First, what would happen to Bangkok? History is rife with divided capitals, and the case of Bangkok is no different. It's the seat of government in Thailand, and the central entry point for the country's all-important tourism industry. While the country's partisan lines largely coincide with geographical lines, Bangkok would necessarily be contested ground.
Another factor against secession is the fact that the government is a constitutional monarchy. While there have been 20 coup attempts since 1900 — 11 of which have been successful — Thailand's monarchy remains a strong, unifying force. King Bhumibol Adulyadej is the world's longest-serving living head of state, and is revered throughout the country. He also has the support of the army, another institution that is seen as being above the fray of Thailand's fractious politics.

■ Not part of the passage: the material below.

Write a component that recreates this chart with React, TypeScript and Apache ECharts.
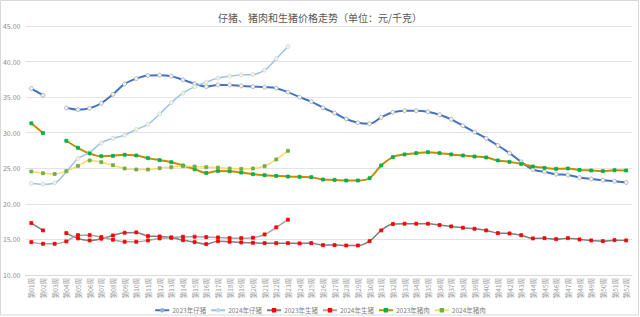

And the notion of a Thai national identity goes far beyond state institutions. Ever since the Siamese coup d'état of 1933, the Thai government has enacted policies to encourage "Thaification" — that is, a nationwide proliferation of Central Thai culture. Thaification included efforts to strengthen ties between Bangkok and the rest of the country, and to foster a sense of nationhood by mandating a twice-daily broadcast of the national anthem, for example. Indeed, both the Pheu Thai Party and the Democrat Party are fiercely loyal to the idea of the Thai nation.
Finally, a separation would result in two unequal nations, economically speaking. As the geographic division currently stands, the Pheu Thai Party would inherit a substantially poorer country than the opposition. For all the benefits of leaving behind the pesky Democrats, that prospect can't be too attractive to the Shinawatras.